The Uber-Volvo agreement entails a $300 million program to develop self-driving vehicles by 2021. During the next couple of weeks, according to Bloomberg, Uber will let patrons in downtown Pittsburgh order from a fleet of self-driving cars—Volvo XC90 sport-utility vehicles—via their smartphones, representing a new achievement in the automotive sector. There will be no charge.
Bloomberg reports that the fleet will be overseen by a person in the driver's seat, and the cars will be souped-up with sensors that use cameras, lasers, radar and GPS receivers to enable a safe experience. "This alliance places Volvo at the heart of the current technological revolution in the automotive industry," said Håkan Samuelsson, Volvo CEO, said in a statement.
Travis Kalanick, Uber CEO, in a blog post said that the Volvo deal "is crucial to our self-driving strategy because Uber has no experience making cars. To do it well is incredibly hard, as I realized on my first visit to a car manufacturing plant several years ago. By combining Uber's self-driving technology with Volvo's state-of-the art vehicles and safety technology, we'll get to the future faster than going it alone."

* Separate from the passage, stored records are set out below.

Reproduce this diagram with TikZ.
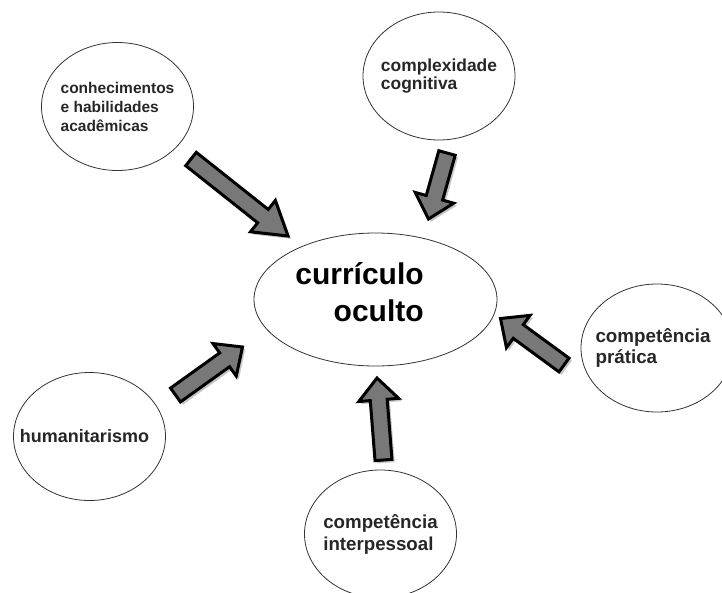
\documentclass[tikz,border=0pt]{standalone}
\usepackage{fontspec}
\setmainfont{Liberation Sans}
\usetikzlibrary{shapes.geometric,calc}

\begin{document}
\begin{tikzpicture}[
    x=1pt,
    y=-1pt,
    oval/.style={draw=black!80, line width=0.8pt, ellipse, minimum width=152pt, minimum height=128pt, inner xsep=-18pt, inner ysep=0pt, align=left, text=black!85},
    blk/.style={draw=black, line width=3pt, fill=black!53, line join=miter,
        preaction={draw=black!22, fill=black!22, transform canvas={shift={(2.5,2.5)}}},
        to path={
            ($(\tikztotarget)!#1!(\tikztostart)$) coordinate (bkC)
            ($(\tikztostart)!8.5pt!-90:(\tikztotarget)$) -- ($(bkC)!8.5pt!-90:(\tikztotarget)$)
            -- ($(bkC)!20pt!-90:(\tikztotarget)$) -- (\tikztotarget)
            -- ($(bkC)!20pt!90:(\tikztotarget)$) -- ($(bkC)!8.5pt!90:(\tikztotarget)$)
            -- ($(\tikztostart)!8.5pt!90:(\tikztotarget)$) -- cycle}},
    blk/.default=22pt,
]
    \useasboundingbox (0,0) rectangle (722,592);

    \node[oval, minimum width=243pt, minimum height=133pt, align=right, text=black, font=\bfseries\fontsize{30}{37}\selectfont] (cur) at (375.5,299.5) {currículo\kern32pt\\oculto\kern32pt\rule[-16pt]{0pt}{0pt}};
    \node[oval, font=\bfseries\fontsize{15.5}{19}\selectfont] (conh) at (117.5,106.5) {conhecimentos\\e habilidades\\acadêmicas};
    \node[oval, font=\bfseries\fontsize{17.4}{18.5}\selectfont] (comp) at (439,76) {complexidade\\cognitiva};
    \node[oval, font=\bfseries\fontsize{18.8}{21}\selectfont] (prat) at (657,348) {competência\kern8pt\\prática};
    \node[oval, font=\bfseries\fontsize{18.7}{22}\selectfont] (inter) at (380.5,534) {competência\\interpessoal};
    \node[oval, font=\bfseries\fontsize{18}{21}\selectfont] (hum) at (89.5,436.5) {humanitarismo\kern10pt};

    \coordinate (t1) at (191,159);
    \coordinate (h1) at (288,236);
    \coordinate (t2) at (447,153);
    \coordinate (h2) at (428.5,219);
    \coordinate (t3) at (564,365);
    \coordinate (h3) at (500.5,318.5);
    \coordinate (t4) at (383.5,460);
    \coordinate (h4) at (377,378);
    \coordinate (t5) at (175.5,395);
    \coordinate (h5) at (242.5,347);

    \path[blk=32pt] (t1) to (h1);
    \path[blk] (t2) to (h2);
    \path[blk] (t3) to (h3);
    \path[blk] (t4) to (h4);
    \path[blk] (t5) to (h5);
\end{tikzpicture}
\end{document}
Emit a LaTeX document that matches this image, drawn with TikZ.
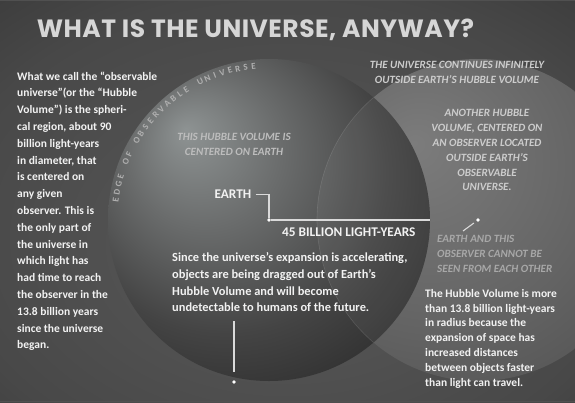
\documentclass[tikz,border=0pt]{standalone}
\usepackage{fontspec}
\setmainfont{Carlito}
\newfontfamily\titlefont[LetterSpace=2]{Poppins}
\usetikzlibrary{calc}
\definecolor{bg0}{HTML}{5A5A5A}
\definecolor{bg1}{HTML}{484848}
\definecolor{bg2}{HTML}{2E2E2E}
\definecolor{bg3}{HTML}{1C1C1C}
\definecolor{sA0}{HTML}{8E9393}
\definecolor{sA1}{HTML}{6A6C6C}
\definecolor{sA2}{HTML}{444444}
\definecolor{sA3}{HTML}{262626}
\definecolor{sA4}{HTML}{1A1A1A}
\definecolor{sB0}{HTML}{7C7C7C}
\definecolor{sB1}{HTML}{636363}
\definecolor{sB2}{HTML}{4C4C4C}
\definecolor{sB3}{HTML}{3C3C3C}
\definecolor{bodyc}{HTML}{F2F2F2}
\definecolor{titlec}{HTML}{D6D6D6}
\definecolor{capc}{HTML}{CDCDCD}
\definecolor{cape}{HTML}{BDBDBD}
\definecolor{capd}{HTML}{A8A8A8}
\definecolor{edgec}{HTML}{B0B0B0}
\definecolor{linec}{HTML}{DADADA}
\definecolor{framec}{HTML}{505050}
\pgfdeclareradialshading{bgshade}{\pgfpoint{0bp}{-7bp}}{color(0bp)=(bg0); color(30bp)=(bg1); color(50bp)=(bg2); color(70bp)=(bg3)}
\pgfdeclareradialshading{sphA}{\pgfpoint{-13bp}{14bp}}{color(0bp)=(sA0); color(12bp)=(sA1); color(25bp)=(sA2); color(39bp)=(sA3); color(52bp)=(sA4)}
\pgfdeclareradialshading{sphB}{\pgfpoint{-10bp}{12bp}}{color(0bp)=(sB0); color(25bp)=(sB1); color(45bp)=(sB2); color(70bp)=(sB3)}
\tikzset{
  body/.style={text=bodyc, font=\fontsize{11.5}{16.8}\selectfont\bfseries, inner sep=0pt, align=left},
  capit/.style={text=capc, font=\fontsize{11.1}{14.8}\selectfont\bfseries\itshape, inner sep=0pt, align=center},
  conn/.style={draw=linec, line width=1.1pt},
  dotnode/.style={circle, fill=white, inner sep=0pt, minimum size=3.8pt},
  edgelet/.style={text=edgec, font=\fontsize{9}{11}\selectfont\bfseries, inner sep=0pt},
  titlestyle/.style={text=titlec, font=\titlefont\bfseries\fontsize{25}{29}\selectfont, inner sep=0pt}
}
\begin{document}
\begin{tikzpicture}[x=1pt,y=-1pt]
\useasboundingbox (0,0) rectangle (575,402);
\clip (0,0) rectangle (575,402);
\shade[shading=bgshade] (0,0) rectangle (575,402);
\coordinate (E) at (269,220);
\coordinate (O) at (478,220);
% another Hubble volume
\shade[shading=sphB] (O) circle[radius=161];
% Earth's Hubble volume
\shade[shading=sphA] (E) circle[radius=161];
\begin{scope}
  \clip (E) circle[radius=161];
  \fill[white, fill opacity=0.05] (O) circle[radius=161];
  \draw[white, draw opacity=0.12, line width=0.6pt] (O) circle[radius=161];
\end{scope}
\draw[framec, line width=1pt] (0,0.5) -- (575,0.5) (0,401) -- (575,401);
% title
\node[titlestyle] (title) at (255.5,30) {WHAT IS THE UNIVERSE, ANYWAY?};
% left paragraph
\node[body, anchor=north west] (leftpar) at (17,71.5) {What we call the “observable\\universe”(or the “Hubble\\Volume”) is the spheri-\\cal region, about 90\\billion light-years\\in diameter, that\\is centered on\\any given\\observer. This is\\the only part of\\the universe in\\which light has\\had time to reach\\the observer in the\\13.8 billion years\\since the universe\\began.};
% center paragraph
\node[body, font=\fontsize{12.4}{16.7}\selectfont\bfseries, anchor=north west] (midpar) at (172,252.5) {Since the universe’s expansion is accelerating,\\objects are being dragged out of Earth’s\\Hubble Volume and will become\\undetectable to humans of the future.};
% right paragraph
\node[body, font=\fontsize{11.5}{14.8}\selectfont\bfseries, anchor=north west] (rightpar) at (425,289) {The Hubble Volume is more\\than 13.8 billion light-years\\in radius because the\\expansion of space has\\increased distances\\between objects faster\\than light can travel.};
% italic captions
\node[capit, text=cape, anchor=north] (thishv) at (234,133.5) {THIS HUBBLE VOLUME IS\\CENTERED ON EARTH};
\node[capit, font=\fontsize{11.1}{14.5}\selectfont\bfseries\itshape, anchor=north] (continues) at (457,61.5) {THE UNIVERSE CONTINUES INFINITELY\\OUTSIDE EARTH'S HUBBLE VOLUME};
\node[capit, anchor=north] (another) at (487,109.5) {ANOTHER HUBBLE\\VOLUME, CENTERED ON\\AN OBSERVER LOCATED\\OUTSIDE EARTH'S\\OBSERVABLE\\UNIVERSE.};
\node[capit, text=capd, align=left, font=\fontsize{11.1}{14.6}\selectfont\bfseries\itshape, anchor=north west] (cannot) at (437,235.5) {EARTH AND THIS\\OBSERVER CANNOT BE\\SEEN FROM EACH OTHER};
% labels
\node[body, font=\fontsize{13.3}{16}\selectfont\bfseries, anchor=base east] (earthtxt) at (251.5,198.5) {EARTH};
\node[body, font=\fontsize{13.3}{16}\selectfont\bfseries, anchor=base west] (dist) at (282,236.5) {45 BILLION LIGHT-YEARS};
% dots and connectors
\node[dotnode] (edot) at (E) {};
\node[dotnode] (odot) at (O) {};
\node[dotnode] (bdot) at (234,382) {};
\coordinate (hend) at (430,220);
\coordinate (olineA) at (463,231);
\coordinate (btop) at (234,321);
\draw[conn] ([xshift=4pt]earthtxt.east) -| (edot);
\draw[conn] (edot.east) -- (hend);
\draw[conn, shorten <=3pt] (odot) -- (olineA);
\draw[conn, shorten <=8pt] (bdot) -- (btop);
% edge of observable universe
\foreach \ch [count=\i from 0] in {E,D,G,E,{},O,F,{},O,B,S,E,R,V,A,B,L,E,{},U,N,I,V,E,R,S,E}{
  \pgfmathsetmacro{\ang}{172.6-\i*2.954}
  \node[edgelet, rotate=\ang-90] (edge\i) at ({269+154.5*cos(\ang)},{220-154.5*sin(\ang)}) {\ch};
}
\end{tikzpicture}
\end{document}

Uber has a fairly similar deal with Toyota; though the language of that recent announcement revolved more around ride-sharing.
Kalanick said of the purchase of Otto, which has put four trucks on the road in a matter of months: "If that sounds like a big deal—well, it is."
The 90-employee, six-month-old company was founded by Anthony Levandowski and Lior Ron, both former high-level Google employees. They'll come on board with Uber to help drive its self-driving vehicle ambitions. Terms of the deal were not disclosed.
In addition, according to Business Insider, Uber plans to open a pair of research-and-development facilities in San Francisco and Palo Alto, Calif.